Hector Grimwood brightened perceptibly. “At least twice a month, when I can get a group together. Usually on Saturdays.” He went behind the bar. “Would you like to join us? That is, if you don’t mind a lot of wild games? I could let you know.”
Timuroff indicated that he enjoyed all poker, straight, wild, or in-between.
“Now what can I offer you? I’m going to have a shot of Bushmill’s.… No?… Brandy and soda? Of course, but it may have to be domestic.”
They drank a silent toast.
“Hector, I envy your house. I can’t imagine anyone who lived here ever leaving it.”

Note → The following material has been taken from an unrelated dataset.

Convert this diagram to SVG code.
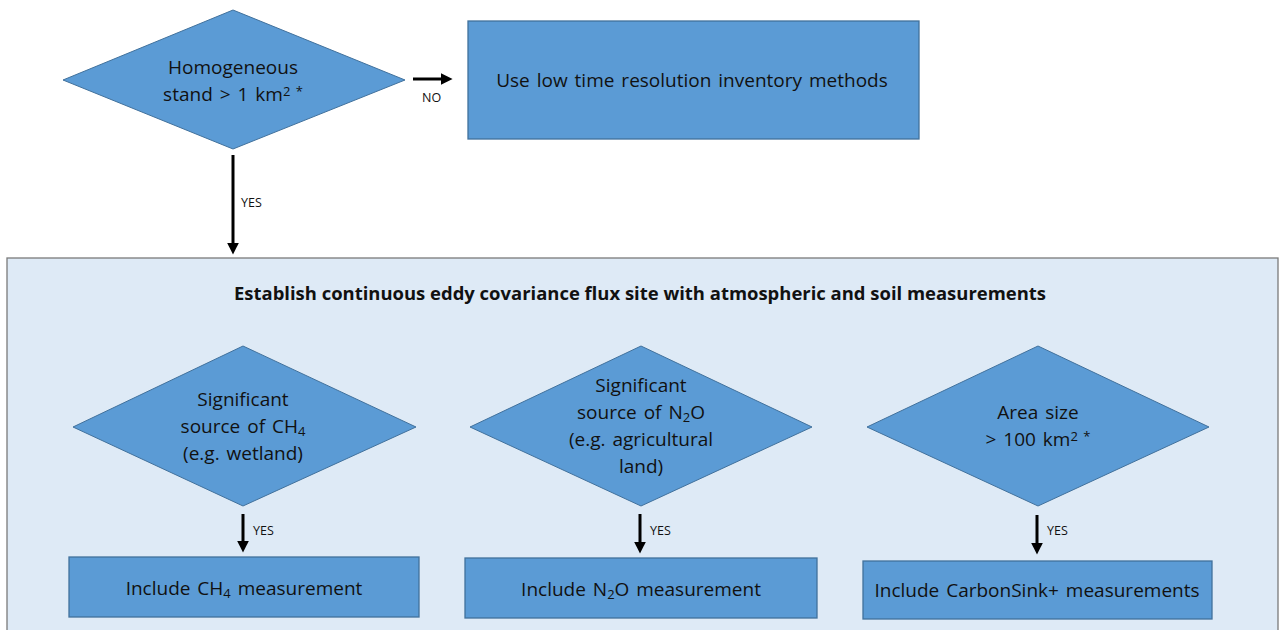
<svg xmlns="http://www.w3.org/2000/svg" width="1282" height="630" viewBox="0 0 1282 630">
<defs>
<style>
.dia{fill:#5b9bd5;stroke:#41719c;stroke-width:1}
.box{fill:#5b9bd5;stroke:#41719c;stroke-width:1.3}
.t{font-family:"Open Sans","Liberation Sans",sans-serif;font-size:19px;fill:#111;text-anchor:middle;word-spacing:2px}
.sub{font-size:13px}
.lbl{font-family:"Open Sans","Liberation Sans",sans-serif;font-size:12.5px;fill:#111}
.title{font-family:"Open Sans","Liberation Sans",sans-serif;font-size:17px;font-weight:bold;fill:#111;text-anchor:middle}
.ar{stroke:#000;stroke-width:3;fill:none;marker-end:url(#ah)}
</style>
<marker id="ah" viewBox="0 0 10 10" refX="2" refY="5" markerWidth="4" markerHeight="4" orient="auto" markerUnits="strokeWidth">
<path d="M0,0 L10,5 L0,10 z" fill="#000"/>
</marker>
</defs>
<rect width="1282" height="630" fill="#fff"/>
<g id="container">
<rect x="7" y="258" width="1271" height="380" fill="#deeaf6" stroke="#7a7a7a" stroke-width="1.3"/>
<text class="title" x="640" y="300" textLength="812" lengthAdjust="spacingAndGlyphs">Establish continuous eddy covariance flux site with atmospheric and soil measurements</text>
</g>
<g id="n-homogeneous">
<polygon class="dia" points="233,10 405,80 233,149 63,80"/>
<text class="t" x="233" y="74">Homogeneous</text>
<text class="t" x="233" y="101">stand &gt; 1 km<tspan class="sub" baseline-shift="5">2</tspan><tspan class="sub" baseline-shift="5"> *</tspan></text>
</g>
<g id="n-lowres">
<rect class="box" x="468" y="21" width="451" height="118"/>
<text class="t" x="692" y="87">Use low time resolution inventory methods</text>
</g>
<g id="n-ch4q">
<polygon class="dia" points="243,346 416,427 243,506 73,427"/>
<text class="t" x="243" y="406">Significant</text>
<text class="t" x="243" y="433">source of CH<tspan class="sub" baseline-shift="-3">4</tspan></text>
<text class="t" x="243" y="460">(e.g. wetland)</text>
</g>
<g id="n-n2oq">
<polygon class="dia" points="641,346 812,427 641,506 470,427"/>
<text class="t" x="641" y="392">Significant</text>
<text class="t" x="641" y="419">source of N<tspan class="sub" baseline-shift="-3">2</tspan>O</text>
<text class="t" x="641" y="446">(e.g. agricultural</text>
<text class="t" x="641" y="473">land)</text>
</g>
<g id="n-areaq">
<polygon class="dia" points="1038,346 1209,427 1038,506 867,427"/>
<text class="t" x="1038" y="419">Area size</text>
<text class="t" x="1038" y="446">&gt; 100 km<tspan class="sub" baseline-shift="5">2</tspan><tspan class="sub" baseline-shift="5"> *</tspan></text>
</g>
<g id="n-ch4">
<rect class="box" x="69" y="557" width="350" height="60"/>
<text class="t" x="244" y="595">Include CH<tspan class="sub" baseline-shift="-3">4</tspan> measurement</text>
</g>
<g id="n-n2o">
<rect class="box" x="465" y="558" width="352" height="60"/>
<text class="t" x="641" y="596">Include N<tspan class="sub" baseline-shift="-3">2</tspan>O measurement</text>
</g>
<g id="n-cs">
<rect class="box" x="863" y="561" width="349" height="58"/>
<text class="t" x="1037" y="597">Include CarbonSink+ measurements</text>
</g>
<g id="connectors">
<line class="ar" x1="413" y1="79" x2="443" y2="79"/>
<text class="lbl" x="422" y="102">NO</text>
<line class="ar" x1="233" y1="155" x2="233" y2="245"/>
<text class="lbl" x="241" y="207">YES</text>
<line class="ar" x1="243" y1="514" x2="243" y2="543"/>
<text class="lbl" x="253" y="535">YES</text>
<line class="ar" x1="640" y1="514" x2="640" y2="544"/>
<text class="lbl" x="650" y="535">YES</text>
<line class="ar" x1="1037" y1="515" x2="1037" y2="545"/>
<text class="lbl" x="1047" y="535">YES</text>
</g>
</svg>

“Well, it costs me a pretty penny to maintain, but it’s worth it—and after all, I have a pretty penny. Brain surgery is not unprofitable, and my investments have happily been shrewd ones.” The doctor chuckled. “You’d have liked old Albright, Alastair. He was a bandit, I suppose, but he was good company. If he hadn’t been—well, I just might not have risked my reputation to give him those few extra years.”